Thursday, November 22, 2007

Kulipa Ushuru ni kulinda Uhuru

This headline refers to a Swahili slogan chosen by the revenue authority of Kenya. It means "Pay your taxes and set your country free." In the words of Michael Waweru, commissioner-general of the Kenya Revenue Authority, "present taxpayers are taking a leading role in freeing their country from donor dependency to economic independence."

As the Financial Times reports today, only five percent of Kenya’s budget is funded by international donors – compared with 50 per cent for some neighbours – and Mr. Waweru said its annual revenues will have more than doubled since he was appointed in 2003 to clean it up. The year to next June would mark a fifth consecutive rise in annual receipts. Waweru sees the KRA’s role as reducing that figure further.

“People in this country value independence. It was one of the earliest in Africa to engage the British government in a war for independence,” he said. “Our motto touched some raw nerves in taxpayers and they have responded well.”

Tax is the sustainable source of finance for development. The long-term goal of poor countries must be to replace foreign aid dependency with tax self-sufficiency. Action on tax has the potential to deliver gains to poor countries that are orders of magnitude greater than what can be achieved with aid.
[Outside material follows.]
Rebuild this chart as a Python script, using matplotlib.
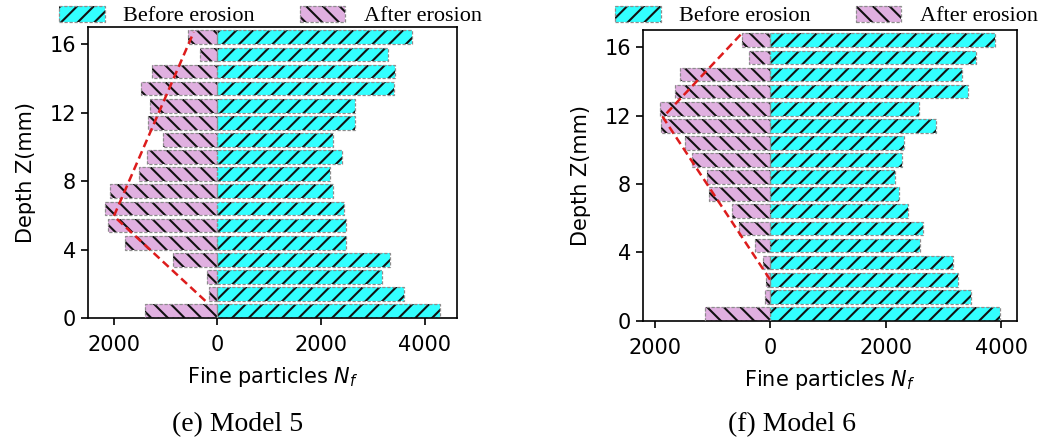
import matplotlib
matplotlib.use("Agg")
import matplotlib.pyplot as plt
from matplotlib.patches import Patch
from matplotlib.legend_handler import HandlerTuple

# ---------------- data ----------------
depth = list(range(17))  # bar bottoms, mm

# Model 5 (values listed from depth 0 upward)
m5_before = [4300, 3600, 3180, 3340, 2480, 2480, 2440, 2240, 2170, 2400, 2240, 2660, 2660, 3400, 3430, 3295, 3756]
m5_after = [1400, 160, 205, 860, 1780, 2110, 2170, 2060, 1510, 1350, 1045, 1330, 1290, 1470, 1250, 330, 570]
m5_trend_x = [230, 1995, 455]
m5_trend_y = [1.0, 5.95, 16.7]

# Model 6
m6_before = [3980, 3470, 3260, 3170, 2590, 2655, 2380, 2230, 2160, 2290, 2310, 2870, 2570, 3430, 3330, 3565, 3885]
m6_after = [1130, 87, 75, 122, 260, 530, 655, 1050, 1085, 1345, 1480, 1890, 1905, 1645, 1565, 370, 490]
m6_trend_x = [0, 1855, 490]
m6_trend_y = [2.4, 11.9, 16.8]

xticks = [-2000, 0, 2000, 4000]
xtick_labels = ["2000", "0", "2000", "4000"]
yticks = [0, 4, 8, 12, 16]
captions = ["(e) Model 5", "(f) Model 6"]
legend_labels = ["Before erosion", "After erosion"]

# ---------------- style ----------------
CYAN = "#33FFFF"
PINK = "#E0B0E0"
EDGE = "#8c8c8c"
RED = "#DD1C1C"
SERIF = ["Liberation Serif", "DejaVu Serif"]
plt.rcParams["font.family"] = ["DejaVu Sans"]
plt.rcParams["hatch.linewidth"] = 1.5

W, H = 1038, 445
fig = plt.figure(figsize=(W / 100, H / 100), dpi=100)


def px_axes(x0, y0, x1, y1):
    return fig.add_axes([x0 / W, 1 - y1 / H, (x1 - x0) / W, (y1 - y0) / H])


axes_px = [(88, 27, 457, 318), (643, 30, 1017, 320.7)]
legend_px = [(59, 16), (615, 16)]
caption_px = [(238, 425), (792, 425)]
models = [
    (m5_before, m5_after, m5_trend_x, m5_trend_y),
    (m6_before, m6_after, m6_trend_x, m6_trend_y),
]

dash = (0, (2.6, 1.4))

for i, (before, after, tx, ty) in enumerate(models):
    ax = px_axes(*axes_px[i])
    neg_after = [-v for v in after]
    # fills with black hatch
    ax.barh(depth, before, height=0.8, align="edge", color=CYAN,
            edgecolor="#111111", linewidth=0, hatch="//", zorder=2)
    ax.barh(depth, neg_after, height=0.8, align="edge", color=PINK,
            edgecolor="#111111", linewidth=0, hatch="\\\\", zorder=2)
    # dashed grey outlines
    ax.barh(depth, before, height=0.8, align="edge", fill=False,
            edgecolor=EDGE, linewidth=0.9, linestyle=dash, zorder=3)
    ax.barh(depth, neg_after, height=0.8, align="edge", fill=False,
            edgecolor=EDGE, linewidth=0.9, linestyle=dash, zorder=3)
    # trend line
    ax.plot([-v for v in tx], ty, color=RED, linestyle=(0, (3.2, 1.8)),
            linewidth=1.8, zorder=4)

    ax.set_ylim(0, 17)
    ax.set_yticks(yticks)
    ax.set_xticks(xticks)
    ax.set_xticklabels(xtick_labels)
    ax.tick_params(labelsize=15, length=5, width=1.2)
    ax.tick_params(axis="x", pad=7.5)
    for s in ax.spines.values():
        s.set_linewidth(1.2)
    ax.set_xlabel(r"Fine particles $N_f$", fontsize=15, labelpad=7)
    ax.set_ylabel("Depth Z(mm)", fontsize=15, labelpad=10)

    # legend
    hb = (Patch(facecolor=CYAN, edgecolor="#111111", linewidth=0, hatch="//"),
          Patch(fill=False, edgecolor=EDGE, linewidth=0.9, linestyle=dash))
    ha = (Patch(facecolor=PINK, edgecolor="#111111", linewidth=0, hatch="\\\\"),
          Patch(fill=False, edgecolor=EDGE, linewidth=0.9, linestyle=dash))
    lx, ly = legend_px[i]
    fig.legend([hb, ha], legend_labels, loc="center left",
               bbox_to_anchor=(lx / W, 1 - ly / H), bbox_transform=fig.transFigure,
               ncol=2, frameon=False, borderpad=0, borderaxespad=0,
               handlelength=2.05, handleheight=0.75, handletextpad=0.85,
               columnspacing=2.0,
               handler_map={tuple: HandlerTuple(ndivide=1, pad=0)},
               prop={"family": SERIF, "size": 16})

    cx, cy = caption_px[i]
    fig.text(cx / W, 1 - cy / H, captions[i], ha="center", va="center",
             fontsize=20, family=SERIF)

fig.savefig("out.png", dpi=100)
To meet the Millennium Development Goals, OECD countries have been urged to raise their levels of aid to 0.7 percent of Gross National Income – but this is as nothing when compared to potential tax revenues: in many rich countries, tax constitutes 40-50 percent of GDP. What is more, tax is the nexus between state and citizen, and tax revenues are the lifeblood of the social contract: the very act of taxation has profoundly beneficial effects in fostering better and more accountable government.

Developing nations in Africa, Latin America and elsewhere are especially vulnerable to the offshore world. As corrupt dictators and other élites remove vast sums of private and relocate them to financial centres like London, New York and Zurich, developing countries’ economies are deprived of local investment capital and their governments are denied desperately needed tax revenues – with the result that capital flows not from capital-rich countries to poor ones, as traditional economics might expect, but, perversely, in the other direction. Recent research has shown, for example, that sub-Saharan Africa is a net creditor to the rest of the world in the sense that external assets, measured by the stock of capital flight, exceed external liabilities, as measured by the stock of external debt. The difference is that while the assets are in private hands, the liabilities are the public debts of African governments and their people.

It is astonishing that so many members of the aid community have ignored tax for so long. Action on international taxation is, quite simply, the key to lifting hundreds of millions of people out of poverty.